Here at DAC, more EDA vendors showcasing their products to be accessible on the cloud. What is your take on cloud deployment?
“Our customer are Tier-1 companies and they have entrusted us with their most complex, expensive, demanding SoC platform and designs,” said Isabel. She added that the customers policy is to keep confidentiality as a top-priority. She acknowledged that although some design data intelligence may benefit from cloud based scenario, cloud is not an option yet. “People gain ownership on this internal solution. It is less interesting idea to us than in providing a cognitive assistance to the experts. The customers are very good on what they do. They have to be the decision maker…to make fast decision and be more productive as they deal with huge legacy and data.”

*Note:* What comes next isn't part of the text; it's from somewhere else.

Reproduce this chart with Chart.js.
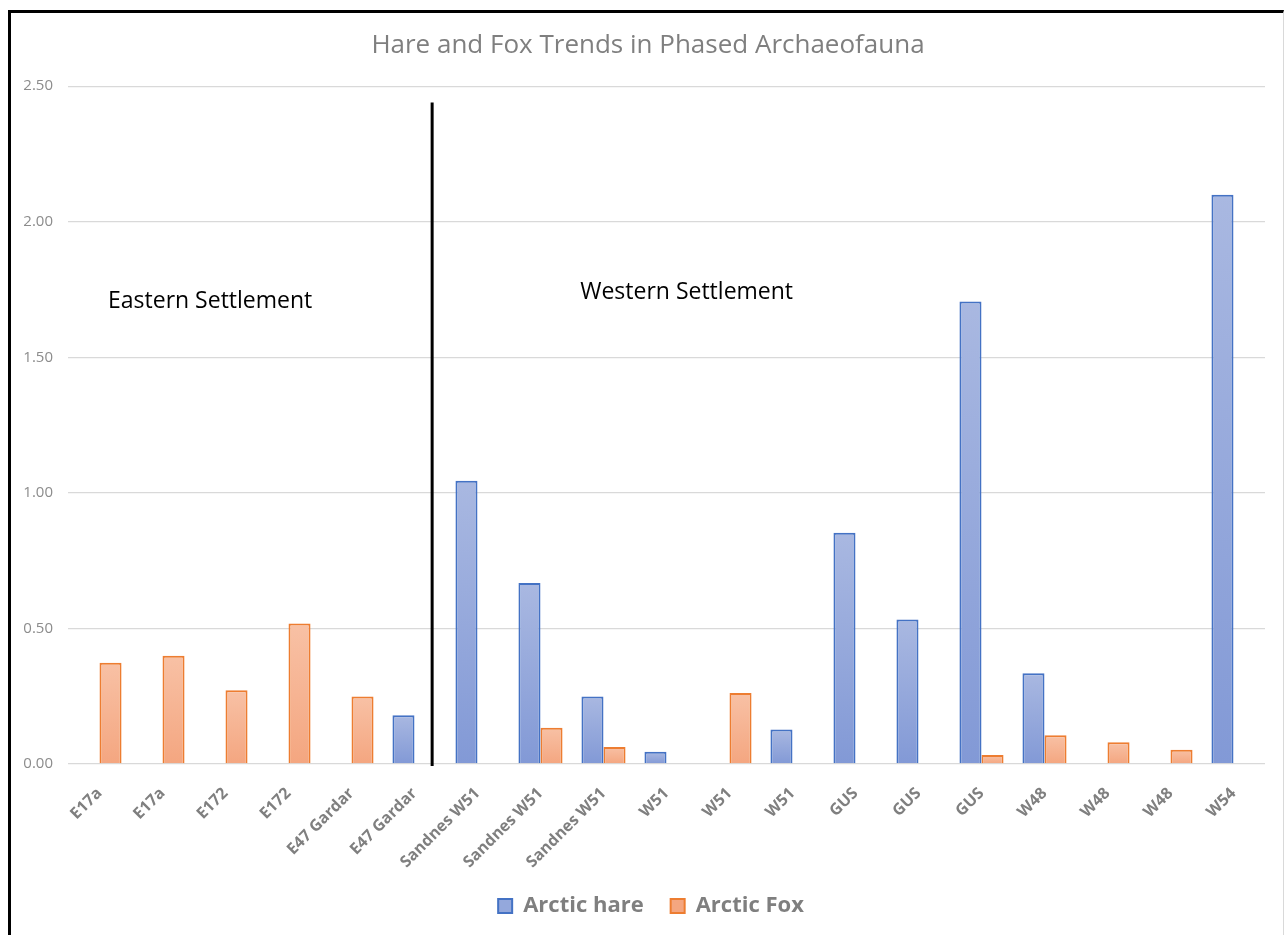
<!DOCTYPE html>
<html>
<head>
<meta charset="utf-8">
<script src="https://cdn.jsdelivr.net/npm/chart.js@4.4.1/dist/chart.umd.min.js"></script>
<style>
  html, body { margin: 0; padding: 0; background: #fff; overflow: hidden; }
  #frame {
    position: absolute; left: 8px; top: 10px;
    width: 1272px; height: 940px;
    border-top: 3px solid #000; border-left: 3px solid #000; border-right: 1px solid #d9d9d9;
  }
  #wrap { position: relative; width: 1272px; height: 922px; }
</style>
</head>
<body>
<div id="frame"><div id="wrap"><canvas id="chart"></canvas></div></div>
<script>
const sites = ['E17a', 'E17a', 'E172', 'E172', 'E47 Gardar', 'E47 Gardar', 'Sandnes W51', 'Sandnes W51',
  'Sandnes W51', 'W51', 'W51', 'W51', 'GUS', 'GUS', 'GUS', 'W48', 'W48', 'W48', 'W54'];
const arcticHare = [null, null, null, null, null, 0.18, 1.045, 0.668, 0.249, 0.045, null, 0.127,
  0.853, 0.533, 1.706, 0.335, null, null, 2.10];
const arcticFox = [0.373, 0.399, 0.272, 0.518, 0.249, null, null, 0.134, 0.063, null, 0.262, null,
  null, null, 0.033, 0.106, 0.080, 0.053, null];
const yTicks = [0, 0.5, 1, 1.5, 2, 2.5];

// divider and region notes, in category / value units
const divider = { at: 5.28, top: 2.44 };
const notes = [
  { text: 'Eastern Settlement', x: 0.135, y: 1.706 },
  { text: 'Western Settlement', x: 7.63, y: 1.739 }
];

const FONT = '"Open Sans", "Liberation Sans", sans-serif';

// vertical gradient per bar, light at the top
function barFill(light, dark, flat) {
  return ctx => {
    if (ctx.type !== 'data' || ctx.raw == null) return flat;
    const chart = ctx.chart;
    const y = chart.scales.y;
    if (!chart.chartArea || !y) return flat;
    const top = y.getPixelForValue(ctx.raw);
    const base = y.getPixelForValue(0);
    if (!isFinite(top) || top === base) return flat;
    const g = chart.ctx.createLinearGradient(0, top, 0, base);
    g.addColorStop(0, light);
    g.addColorStop(1, dark);
    return g;
  };
}

const settlementNotes = {
  id: 'settlementNotes',
  afterLayout(chart) {
    // title and legend sit centred on the whole frame, not the plot
    const lg = chart.legend;
    if (lg) { lg.left += 13; lg.right += 13; }
    const tt = chart.titleBlock;
    if (tt) { tt.left += 10; tt.right += 10; }
  },
  afterDatasetsDraw(chart) {
    const { ctx, scales: { x, y } } = chart;
    const step = x.getPixelForValue(1) - x.getPixelForValue(0);
    const px = v => x.getPixelForValue(0) + v * step;
    ctx.save();
    ctx.strokeStyle = '#000';
    ctx.lineWidth = 3;
    ctx.beginPath();
    ctx.moveTo(px(divider.at), y.getPixelForValue(divider.top));
    ctx.lineTo(px(divider.at), y.getPixelForValue(0) + 2);
    ctx.stroke();
    ctx.fillStyle = '#000';
    ctx.font = '23px ' + FONT;
    ctx.textAlign = 'left';
    ctx.textBaseline = 'middle';
    notes.forEach(n => ctx.fillText(n.text, px(n.x), y.getPixelForValue(n.y)));
    ctx.restore();
  }
};

new Chart(document.getElementById('chart'), {
  type: 'bar',
  data: {
    labels: sites,
    datasets: [
      {
        label: 'Arctic hare',
        data: arcticHare,
        backgroundColor: barFill('#a9b8e1', '#8299d6', '#94a8dc'),
        borderColor: '#4472c4',
        borderWidth: 2
      },
      {
        label: 'Arctic Fox',
        data: arcticFox,
        backgroundColor: barFill('#f8c1a5', '#f4a680', '#f6b393'),
        borderColor: '#ed7d31',
        borderWidth: 2
      }
    ]
  },
  options: {
    responsive: true,
    maintainAspectRatio: false,
    animation: false,
    categoryPercentage: 0.7,
    barPercentage: 1.0,
    layout: { padding: { top: 2, left: 0, right: 18, bottom: 8 } },
    plugins: {
      title: {
        display: true,
        text: 'Hare and Fox Trends in Phased Archaeofauna',
        color: '#7f7f7f',
        font: { family: FONT, size: 26, weight: 'normal' },
        padding: { top: 15, bottom: 25 }
      },
      legend: {
        position: 'bottom',
        labels: {
          color: '#7f7f7f',
          font: { family: FONT, size: 22, weight: 'bold' },
          boxWidth: 14,
          boxHeight: 14,
          padding: 27
        }
      },
      tooltip: { enabled: false }
    },
    scales: {
      x: {
        grid: { display: false },
        border: { display: false },
        ticks: {
          color: '#7f7f7f',
          font: { family: FONT, size: 16, weight: 'bold' },
          minRotation: 45,
          maxRotation: 45,
          autoSkip: false,
          padding: 12
        },
        afterFit(s) { s.height = 104; }
      },
      y: {
        min: 0,
        max: 2.5,
        afterBuildTicks(s) { s.ticks = yTicks.map(v => ({ value: v })); },
        grid: { color: '#d9d9d9', lineWidth: 1.3, drawTicks: false },
        border: { display: false },
        ticks: {
          color: '#8c8c8c',
          font: { family: FONT, size: 15 },
          padding: 15,
          callback: v => v.toFixed(2)
        },
        afterFit(s) { s.width = 57; }
      }
    }
  },
  plugins: [settlementNotes]
});
</script>
</body>
</html>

What is your data model? Do you allow customer flow customization?
“Our solution was directly derived from IP-XACT, which is universal inside our tool, allowing our customers to use one data model for the entire design flow,” said Paschal. Embedding external tools can be achieved through the Eclipse plug-in and TGI (Tight Generator Interface), the standard API to manipulate any IP-XACT database. According to Paschal, such flexibility is crucial for smaller companies as they tend to highly customize their environment. The scalability of the compact data model is not an issue as Magillem have worked with SoC having millions of gates.
Traceability is about the ability to track the safety requirements from the initial design inception through its implementation and operation phase. It is a key ingredient for the functional safety standards compliance as defined in IEC 61508 and ISO 26262. With the parsable IP-XACT based data, automated traceability throughout the development flow can be achieved.
Commenting on future works, Isabel stated that the current Magillem platform offering is unique. “Our earlier vision is now very appealing to new customers and new markets,” she added. Ongoing works includes the infrastructure to build the hub of link that will guarantee traceability in a very elegant way. She added that instead of building a hub of data, one then could add different standards and other sort of data while preserving all the essential elements.
By providing a versatile framework that could be retargeted for complex system designs, Magillem solution enables design teams to adapt with changing requirements from both design specifications and implementation methodologies.